Over the last year, the Prague-based Caucasus Times news service has had its journalists poll residents of the capitals of the republics of the North Caucasus conduct informal polls of several hundred residents in each of them concerning their religious affiliations and religious practice.
Last week, the news services interviewed 200 people in the Daghestani capital, and while the poll by its very nature could not be fully representative, the Caucasus Times said that it considered of adult representatives of the larger ethnic communities of Daghestan and various social, gender, and professional categories (www.caucasustimes.com/article.asp?id=20278).
Compared to the capitals of Ingushetia and Chechnya, the capital of Daghestan was far more religiously diverse. While “the overwhelming majority of those queried” there – 85 percent – said they were Muslims or felt closest to Islam, ten percent identified as Christians, two percent as Jews, and one percent as Buddhists. Another one percent said they were atheists.
Two out of every three people in the Makhachkala poll said that religion played a large role in their lives and 26 percent more said that it played a larger rather than smaller one. “Only three percent declared that religion played ‘a relatively small’ role and only two percent ‘a little’ role in their lives.” In Ingushetia, a slightly larger number said religion was important to them.
Asked how often they prayed, 48 percent of the residents of Makhachkala said they prayed every day, with 10 percent saying they did so every week. “More than a third --35 percent -- said they prayed ‘from time to time.’” In Ingushetia, “more than 70 percent” prayed daily.
But relatively few visited mosques on a regular basis. Only five percent said they went every day, and 37 percent said they did so every week, figures that were slightly lower than those reported in the Chechen capital of Grozny, where eight percent said they visited the mosque daily and 43 percent did so weekly.
As in the other North Caucasus republics, 50 percent of the Makhachkala residents say that “the rights of Muslims in Daghestan were observed fully,” with an additional 27 percent saying that they were largely observed. Eleven percent said their rights were not observed, a figure much higher than in Chechnya or Ingushetia.

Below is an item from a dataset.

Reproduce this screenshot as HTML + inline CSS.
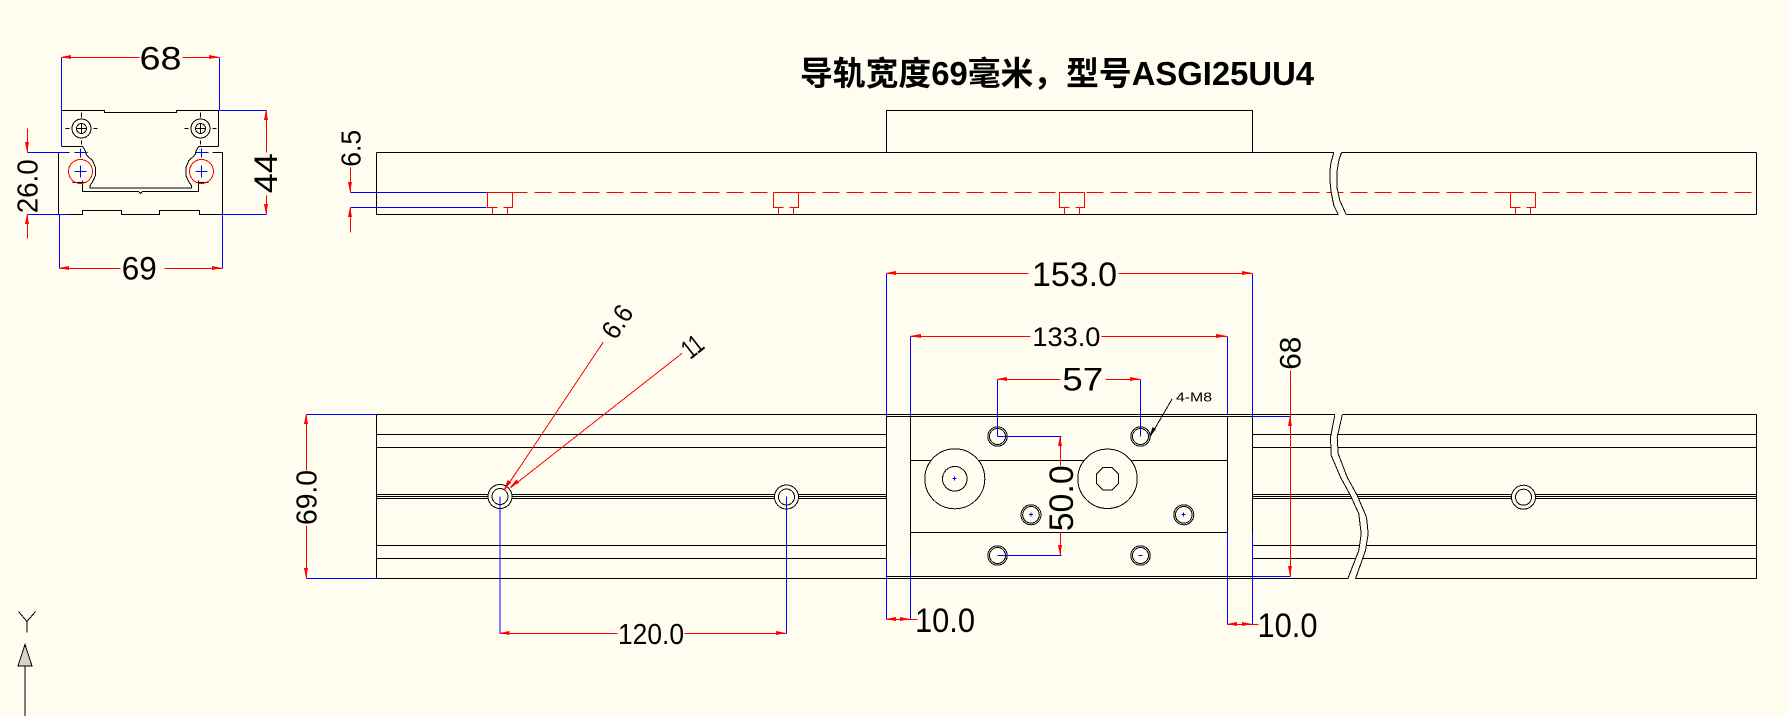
<!DOCTYPE html>
<html><head><meta charset="utf-8"><style>
html,body{margin:0;padding:0;background:#FFFCF0;}
svg{display:block;}
text{font-family:"Liberation Sans","Noto Sans CJK SC",sans-serif;fill:#000;}
</style></head><body>
<svg width="1788" height="716" viewBox="0 0 1788 716" xmlns="http://www.w3.org/2000/svg">
<rect width="1788" height="716" fill="#FFFCF0"/>

<!-- ===== Left cross-section ===== -->
<g fill="none" stroke-width="1" shape-rendering="crispEdges" transform="translate(0.5,0.5)">
  <path stroke="#000" d="M61,146 L61,110 L104,110 L104,112 L176,112 L176,110 L218,110 L218,146"/>
  <path stroke="#000" d="M61,146 L82,146 L83.5,148 L85,151 L85.5,153.5 L87,155.5 L92,160 L95,167 L95,175 L92,181.5 L89.5,185 L89.5,187.5 L190.9,187.5 L190.9,185 L188.4,181.5 L185.4,175 L185.4,167 L188.4,160 L193.4,155.5 L194.9,153.5 L195.4,151 L196.9,148 L198.4,146 L218,146"/>
  <path stroke="#000" d="M69,152 L58,152 L58,214 L82,214 L82,210 L121,210 L121,214 L159,214 L159,210 L199,210 L199,214 L222,214 L222,152 L212,152"/>
  <path stroke="#000" d="M82,180 L82,191 L138,191 L140,193 L142,191 L198,191 L198,180"/>
  <path stroke="#000" d="M72,182 H84 M197,182 H208"/>
  <circle cx="81" cy="128" r="9.5" stroke="#000"/>
  <circle cx="81" cy="128" r="5" stroke="#000"/>
  <path stroke="#000" d="M76,128 H86 M81,123 V133 M65,128 H69 M93,128 H97 M81,112 V117 M81,140 V144"/>
  <circle cx="200" cy="128" r="9.5" stroke="#000"/>
  <circle cx="200" cy="128" r="5" stroke="#000"/>
  <path stroke="#000" d="M195,128 H205 M200,123 V133 M184,128 H188 M212,128 H216 M200,112 V117 M200,140 V144"/>
  <circle cx="80" cy="171" r="12" stroke="#f00"/>
  <circle cx="201" cy="171" r="12" stroke="#f00"/>
  <path stroke="#00f" d="M74,171 H86 M80,165 V177 M195,171 H207 M201,165 V177 M74,152 H87 M80,148 V157 M195,152 H208 M201,148 V157"/>
  <path stroke="#00f" d="M61,57 V146 M219,57 V110"/>
  <path stroke="#f00" d="M61,57 H139 M182,57 H219"/>
  <path stroke="#00f" d="M219,110 H266 M222,214 H266"/>
  <path stroke="#f00" d="M266,110 V152 M266,195 V214"/>
  <path stroke="#00f" d="M27,152 H67 M27,214 H67"/>
  <path stroke="#f00" d="M27,128 V152 M27,214 V238"/>
  <path stroke="#00f" d="M59,214 V268 M222,214 V268"/>
  <path stroke="#f00" d="M59,268 H120 M164,268 H222"/>
</g>
<g fill="#f00">
  <polygon points="61,57 71,55 71,59"/><polygon points="219,57 209,55 209,59"/>
  <polygon points="266,110 264,120 268,120"/><polygon points="266,214 264,204 268,204"/>
  <polygon points="27,152 25,142 29,142"/><polygon points="27,214 25,224 29,224"/>
  <polygon points="59,268 69,266 69,270"/><polygon points="222,268 212,266 212,270"/>
</g>
<text x="160.5" y="69.3" font-size="32" text-anchor="middle" textLength="42" lengthAdjust="spacingAndGlyphs">68</text>
<text x="139.2" y="279.3" font-size="32" text-anchor="middle" textLength="35" lengthAdjust="spacingAndGlyphs">69</text>
<text transform="translate(277,173.3) rotate(-90)" font-size="32" text-anchor="middle" textLength="40" lengthAdjust="spacingAndGlyphs">44</text>
<text transform="translate(37.3,186.3) rotate(-90)" font-size="29" text-anchor="middle" textLength="54" lengthAdjust="spacingAndGlyphs">26.0</text>

<!-- ===== Title ===== -->
<text x="800" y="85" font-size="33" font-weight="bold" textLength="514" lengthAdjust="spacingAndGlyphs">导轨宽度69毫米，型号ASGI25UU4</text>

<!-- ===== Top view ===== -->
<g fill="none" stroke-width="1" shape-rendering="crispEdges" transform="translate(0.5,0.5)">
  <path stroke="#000" d="M886,152 V110 H1252 V152"/>
  <path stroke="#000" d="M376,152 H1756 M376,214 H1756 M376,152 V214 M1756,152 V214"/>
  <path stroke="#f00" stroke-dasharray="17 7" d="M486,192 H1756"/>
  <path stroke="#f00" d="M487,192 H512 M487,192 V207 H497 M503,207 H512 V192 M492,207 V214 M507,207 V214"/>
  <path stroke="#f00" d="M773,192 H798 M773,192 V207 H783 M789,207 H798 V192 M778,207 V214 M793,207 V214"/>
  <path stroke="#f00" d="M1059,192 H1084 M1059,192 V207 H1069 M1075,207 H1084 V192 M1064,207 V214 M1079,207 V214"/>
  <path stroke="#f00" d="M1510,192 H1535 M1510,192 V207 H1520 M1526,207 H1535 V192 M1515,207 V214 M1530,207 V214"/>
  <polygon fill="#FFFCF0" stroke="none" points="1333.8,150 1333.3,152 1330.5,162 1329.3,172 1329.8,184 1330.7,192 1333.3,205 1337.7,214 1338.5,216 1346.5,216 1345.7,214 1339.3,200 1336.7,188 1336.5,182 1336.7,170 1338.3,160 1341,152 1341.5,150"/>
  <polyline stroke="#000" points="1333.3,152 1330.5,162 1329.3,172 1329.8,184 1330.7,192 1333.3,205 1337.7,214"/>
  <polyline stroke="#000" points="1341,152 1338.3,160 1336.7,170 1336.5,182 1336.7,188 1339.3,200 1345.7,214"/>
  <path stroke="#00f" d="M350,192 H486 M350,207 H486"/>
  <path stroke="#f00" d="M350,167 V192 M350,207 V232"/>
</g>
<g fill="#f00">
  <polygon points="350,192 348,182 352,182"/><polygon points="350,207 348,217 352,217"/>
</g>
<text transform="translate(360.5,148.3) rotate(-90)" font-size="28" text-anchor="middle" textLength="37" lengthAdjust="spacingAndGlyphs">6.5</text>

<!-- ===== Bottom view ===== -->
<g fill="none" stroke-width="1" shape-rendering="crispEdges" transform="translate(0.5,0.5)">
  <path stroke="#000" d="M376,414 H1756 M376,578 H1756 M376,414 V578 M1756,414 V578"/>
  <path stroke="#000" d="M376,434 H886 M376,447 H886 M376,494 H886 M376,496 H886 M376,498 H886 M376,545 H886 M376,558 H886"/>
  <path stroke="#000" d="M1252,434 H1756 M1252,447 H1756 M1252,494 H1756 M1252,496 H1756 M1252,498 H1756 M1252,545 H1756 M1252,558 H1756"/>
  <circle cx="499.5" cy="496" r="12" stroke="#000" fill="#FFFCF0"/>
  <circle cx="499.5" cy="496" r="8" stroke="#000"/>
  <circle cx="786" cy="496.5" r="12" stroke="#000" fill="#FFFCF0"/>
  <circle cx="786" cy="496.5" r="8" stroke="#000"/>
  <circle cx="1523" cy="496.7" r="12" stroke="#000" fill="#FFFCF0"/>
  <circle cx="1523" cy="496.7" r="8" stroke="#000"/>
  <polygon fill="#FFFCF0" stroke="none" points="1334.6,412 1334.3,414.7 1330,436.7 1330.7,455 1340,476.7 1350,495 1358.3,513.3 1360.7,533.3 1358.3,550 1347.3,578.3 1346.8,580 1354.5,580 1355,578.3 1365,550 1367.7,533.3 1366,516.7 1356.7,495 1346.7,476.7 1337.7,453.3 1336.7,436.7 1341.7,414.7 1342,412"/>
  <polyline stroke="#000" points="1334.3,414.7 1330,436.7 1330.7,455 1340,476.7 1350,495 1358.3,513.3 1360.7,533.3 1358.3,550 1347.3,578.3"/>
  <polyline stroke="#000" points="1341.7,414.7 1336.7,436.7 1337.7,453.3 1346.7,476.7 1356.7,495 1366,516.7 1367.7,533.3 1365,550 1355,578.3"/>
  <path stroke="#000" d="M886,416 H1252 M886,576 H1252 M886,416 V576 M910,416 V576 M1227,416 V576 M1252,416 V576 M910,460 H1227 M910,532 H1227"/>
  <circle cx="954.3" cy="478.3" r="30" stroke="#000" fill="#FFFCF0"/>
  <circle cx="954.3" cy="478.3" r="12.3" stroke="#000"/>
  <circle cx="1107" cy="478.3" r="29.7" stroke="#000" fill="#FFFCF0"/>
  <polygon stroke="#000" points="1118.1,482.9 1111.6,489.4 1102.4,489.4 1095.9,482.9 1095.9,473.7 1102.4,467.2 1111.6,467.2 1118.1,473.7"/>
  <circle cx="997" cy="436" r="9.7" stroke="#000" fill="#FFFCF0"/><circle cx="997" cy="436" r="8" stroke="#000"/>
  <circle cx="1140" cy="436" r="9.7" stroke="#000" fill="#FFFCF0"/><circle cx="1140" cy="436" r="8" stroke="#000"/>
  <circle cx="997" cy="555" r="9.7" stroke="#000" fill="#FFFCF0"/><circle cx="997" cy="555" r="8" stroke="#000"/>
  <circle cx="1140" cy="555" r="9.7" stroke="#000" fill="#FFFCF0"/><circle cx="1140" cy="555" r="8" stroke="#000"/>
  <circle cx="1030.5" cy="514.3" r="10" stroke="#000" fill="#FFFCF0"/><circle cx="1030.5" cy="514.3" r="8.3" stroke="#000"/>
  <circle cx="1183.3" cy="514.3" r="10" stroke="#000" fill="#FFFCF0"/><circle cx="1183.3" cy="514.3" r="8.3" stroke="#000"/>
  <path stroke="#00f" d="M952,478 H956 M954,476 V480 M1028.5,514 H1032.5 M1030.5,512 V516 M1181,514 H1185 M1183,512 V516 M1138,555 H1142"/>
  <path stroke="#00f" d="M886,273 V416 M886,558 V619 M910,336 V416 M910,557 V619 M1227,336 V414 M1227,532 V624 M1252,273 V416 M1252,533 V624"/>
  <path stroke="#00f" d="M1252,416 H1290 M1252,576 H1290 M997,379 V436 M1140,379 V436 M997,436 H1061 M997,555 H1061 M306,414 H376 M306,578 H376 M499.5,496 V633 M786,496 V633"/>
  <path stroke="#f00" d="M886,273 H1028 M1118,273 H1252 M910,336 H1030 M1101,336 H1227 M997,379 H1060 M1105,379 H1140 M1060,436 V465 M1060,532 V555 M1290,370 V576 M306,414 V470 M306,525 V578 M499.5,633 H617 M684,633 H786 M886,619 H917 M1227,624 H1258"/>
  <path stroke="#f00" d="M504,489.5 L602.7,341.7 M510,487.3 L681.7,352.7"/>
  <path stroke="#000" d="M1171.7,398.3 L1149.3,436.7"/>
</g>
<g fill="#f00">
  <polygon points="886,273 896,271 896,275"/><polygon points="1252,273 1242,271 1242,275"/>
  <polygon points="910,336 921,334 921,338"/><polygon points="1227,336 1216,334 1216,338"/>
  <polygon points="997,379 1007,377 1007,381"/><polygon points="1140,379 1130,377 1130,381"/>
  <polygon points="1060,436 1058,446 1062,446"/><polygon points="1060,555 1058,545 1062,545"/>
  <polygon points="1290,416 1288,426 1292,426"/><polygon points="1290,576 1288,566 1292,566"/>
  <polygon points="306,414 304,424 308,424"/><polygon points="306,578 304,568 308,568"/>
  <polygon points="499.5,633 509.5,631 509.5,635"/><polygon points="786,633 776,631 776,635"/>
  <polygon points="886,619 896,617 896,621"/><polygon points="910,619 900,617 900,621"/>
  <polygon points="1227,624 1237,622 1237,626"/><polygon points="1252,624 1242,622 1242,626"/>
  <polygon points="504,489.5 511.4,482.4 507.7,480.0"/>
  <polygon points="510,487.3 519.2,482.8 516.5,479.4"/>
</g>
<polygon fill="#000" points="1149.3,436.7 1156.0,429.1 1152.6,427.1"/>

<text x="1074.5" y="286" font-size="34" text-anchor="middle" textLength="85" lengthAdjust="spacingAndGlyphs">153.0</text>
<text x="1066.4" y="346" font-size="27" text-anchor="middle" textLength="68" lengthAdjust="spacingAndGlyphs">133.0</text>
<text x="1082.8" y="390.7" font-size="32" text-anchor="middle" textLength="41" lengthAdjust="spacingAndGlyphs">57</text>
<text x="1176" y="401.7" font-size="13" textLength="36" lengthAdjust="spacingAndGlyphs">4-M8</text>
<text x="945" y="632" font-size="34" text-anchor="middle" textLength="60" lengthAdjust="spacingAndGlyphs">10.0</text>
<text x="1287.5" y="637" font-size="34" text-anchor="middle" textLength="60" lengthAdjust="spacingAndGlyphs">10.0</text>
<text x="651" y="644" font-size="29" text-anchor="middle" textLength="66" lengthAdjust="spacingAndGlyphs">120.0</text>
<text transform="translate(316.5,497.5) rotate(-90)" font-size="29" text-anchor="middle" textLength="55" lengthAdjust="spacingAndGlyphs">69.0</text>
<text transform="translate(1073,498.3) rotate(-90)" font-size="34" text-anchor="middle" textLength="66" lengthAdjust="spacingAndGlyphs">50.0</text>
<text transform="translate(1300.7,353.3) rotate(-90)" font-size="30" text-anchor="middle" textLength="33" lengthAdjust="spacingAndGlyphs">68</text>
<text transform="translate(615.5,341) rotate(-56.2)" font-size="27" textLength="34" lengthAdjust="spacingAndGlyphs">6.6</text>
<text transform="translate(690.2,360) rotate(-38.1)" font-size="27" textLength="20" lengthAdjust="spacingAndGlyphs">11</text>

<!-- ===== Y axis icon ===== -->
<g fill="none" stroke="#000" stroke-width="1" shape-rendering="crispEdges" transform="translate(0.5,0.5)">
  <path d="M18,611 L26.5,621 L35,611 M26.5,621 V632"/>
  <polygon points="24.5,644 17.5,665.5 31.5,665.5" fill="#d6d4ca"/>
  <path d="M24.5,665.5 V716"/>
</g>
</svg>
</body></html>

The residents of Makhachkala were also asked about their attitudes toward Wahhabism and toward other religions, including Christianity, Judaism, and Buddhism, and their responses to these questions posed by the Caucasus Times journalists were very different than their counterparts in Chechnya and Ingushetia.
The Daghestanis were nearly unanimous in their denunciation of Wahhabism. Ninety percent said they had a negative very of Wahhabism, with another seven percent saying that their view of that trend was more negative than positive. Unlike in the other Caucasus republics, not one of those queried had a positive view of that trend.
At the same time, 100 percent of the same Makhachkala sample had a positive (82 percent) or more positive than negative (18 percent) view of Christianity, again a very different set of attitudes than those in Chechnya and Ingushetia where some people have negative views of Christianity.
The Daghestanis also reported a more positive view of Judaism than those in the other republics, with 60 percent of the Makhachkala sample having a positive and 24 percent having a more positive than negative view. Only four percent say they have a negative view of Judaism, and only seven percent a more negative than positive one.
Daghestani attitudes toward Buddhism, not one of the religions of the people of the book, are more negative, with only a third having a positive attitude and another quarter having a more positive than negative one. At the same time, 23 percent had either a negative or more negative than positive view of that faith.
But Daghestanis like other North Caucasians viewed atheism negatively. Sixty-three percent had a fully negative attitude toward it, with another 21 percent saying that their feelings about such views being more negative than positive. Only three percent of the Caucasus Times sample had a positive view of atheism.